Rejimin bu süreçte bazı zaman sınırlamalarına uymadığını, diğer taraftan, Suriye içerisindeki tüm kimyasal silahları kaydettiklerini ve bunların bir kısmının ortadan kaldırıldığını kaydeden Obama, Suriyeliler ve Ruslarca, bu silahların tümünün ortadan kaldırılması gerektiği yönünde bir teyidin ortaya konduğunu ve bu yolda somut adımların atılmakta olduğunu dile getirdi. Obama, "Baskıya devam edeceğiz, ancak şu anda, başarısız olunması halinde neticeler içeren bir BM yetkisi var, daha önce bu yoktu" dedi.
Şu anda soruna askeri bir çözümün olduğunu düşünmediklerini ifade eden Obama, "Ancak durum akışkan ve bu sorunu çözmek için mümkün olan her yolu araştırmaya devam ediyoruz.

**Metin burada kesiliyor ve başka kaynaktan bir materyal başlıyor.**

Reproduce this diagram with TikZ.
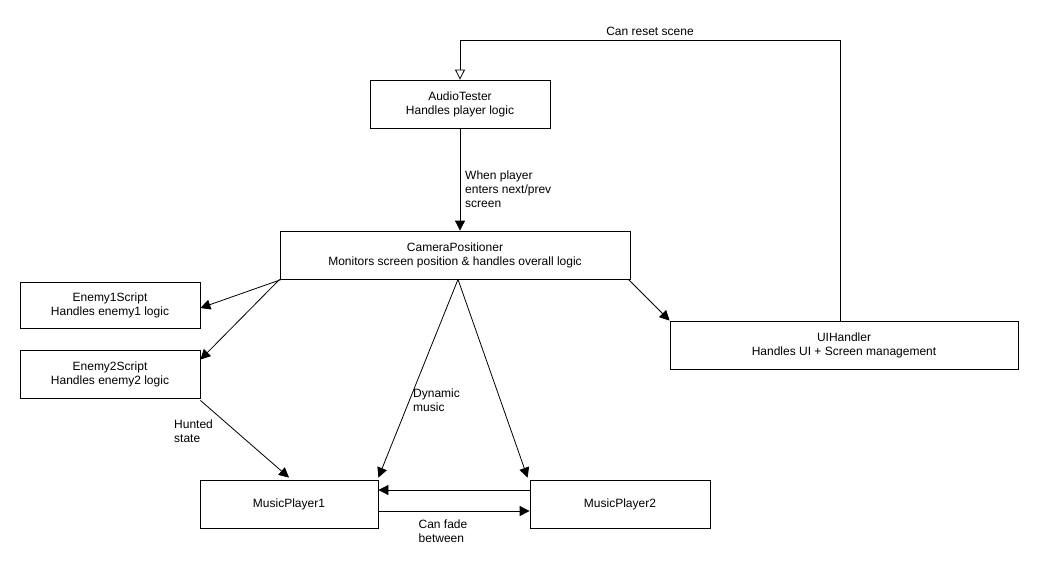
\documentclass[tikz,border=0pt]{standalone}
\usepackage{fontspec}
\setmainfont{Liberation Sans}
\usetikzlibrary{arrows.meta,calc}
\begin{document}
\begin{tikzpicture}[x=1pt,y=-1pt,
 box/.style={draw,line width=0.8pt,minimum height=48pt,align=center,inner sep=0pt,font=\fontsize{12}{14}\selectfont},
 lbl/.style={align=left,font=\fontsize{12}{14}\selectfont,inner sep=0pt},
 arr/.style={-{Triangle[length=10pt,width=10pt]},line width=0.8pt},
 oarr/.style={-{Triangle[open,length=10pt,width=10pt]},line width=0.8pt}]
\useasboundingbox (0,0) rectangle (1040,570);
\node[box,minimum width=180pt] (at) at (460,104) {AudioTester\\Handles player logic};
\node[box,minimum width=350pt] (cam) at (455,255) {CameraPositioner\\Monitors screen position \& handles overall logic};
\node[box,minimum width=180pt,minimum height=46pt] (e1) at (110,305) {Enemy1Script\\Handles enemy1 logic};
\node[box,minimum width=180pt] (e2) at (110,374) {Enemy2Script\\Handles enemy2 logic};
\node[box,minimum width=348pt] (ui) at (844,345) {UIHandler\\Handles UI + Screen management};
\node[box,minimum width=178pt] (m1) at (289,504) {MusicPlayer1};
\node[box,minimum width=180pt] (m2) at (620,504) {MusicPlayer2};
\coordinate (c1) at (840,40);
\coordinate (c2) at (460,40);
\draw[oarr] (ui.north -| c1) -- (c1) -- (c2) -- (at.north);
\node[lbl] (l1) at (650,31) {Can reset scene};
\draw[arr] (at.south) -- (cam.north -| at.south);
\node[lbl,anchor=west] (l2) at (465,189) {When player\\enters next/prev\\screen};
\draw[arr] ($(cam.south west)+(2,0)$) -- ($(e1.east)+(0,3)$);
\draw[arr] (cam.south west) -- ($(e2.north east)+(0,10)$);
\draw[arr] ($(cam.south east)+(-2,0)$) -- ($(ui.north west)+(0,0)$);
\draw[arr] ($(cam.south)+(3,0)$) -- ($(m1.north east)+(0,-2)$);
\draw[arr] ($(cam.south)+(3,0)$) -- ($(m2.north west)+(-2,-2)$);
\node[lbl,anchor=west] (l3) at (413,400) {Dynamic\\music};
\draw[arr] ($(e2.south east)+(0,2)$) -- ($(m1.north)+(0,-2)$);
\node[lbl,anchor=west] (l4) at (174,431) {Hunted\\state};
\draw[arr] ($(m2.west)+(0,-14)$) -- ($(m1.east)+(0,-14)$);
\draw[arr] ($(m1.east)+(0,7)$) -- ($(m2.west)+(0,7)$);
\node[lbl] (l5) at (443,531) {Can fade\\between};
\end{tikzpicture}
\end{document}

Çünkü Suriye halkına olanları görmek sadece yürek parçalıyıcı olmakla kalmıyor, bölgenin tümü için de çok tehlikeli, bundan olumsuz etkilenen Lübnan ya da Ürdün gibi dostlar, müttefikler ve ortaklar dahil" diye konuştu.
"Kimyasal silahları yok edilmeli"
Fransa Cumhurbaşkanı Hollande ise Cenevre 2 konferansının tek amacının Suriye'de siyasi geçişi mümkün hale getirmek olduğunu belirterek, bu bağlamda demokratik muhalefeti, Cenevre'ye gitme ve kendilerini demokratik değişim sürecine adamaya hazır olduklarını göstermeleri noktasında teşvik ettiklerini söyledi.
Anlaşmaya uymama durumuna yönelik BM Güvenlik Konseyi tasarısı çercevesinde kurallar oluşturulduğunu hatırlatan Hollande, "Bu önlemlere başvurmalı ve onları uygulamalıyız. Kimyasal silahlar tamamen yok edilmeli ve (bu noktada) tam bir baskı uygulanmalı" diye konuştu. Hollande, ayrıca, "Ondan sonra seçimler var. Biz demokratik muhalefeti desteklemeyi seçiyoruz. Cenevre Konferansı'nda müzakeler devam edecek olsa da demokratik muhalefetin bir alternatif olmasından emin olmayı seçiyoruz" ifadesini kullandı.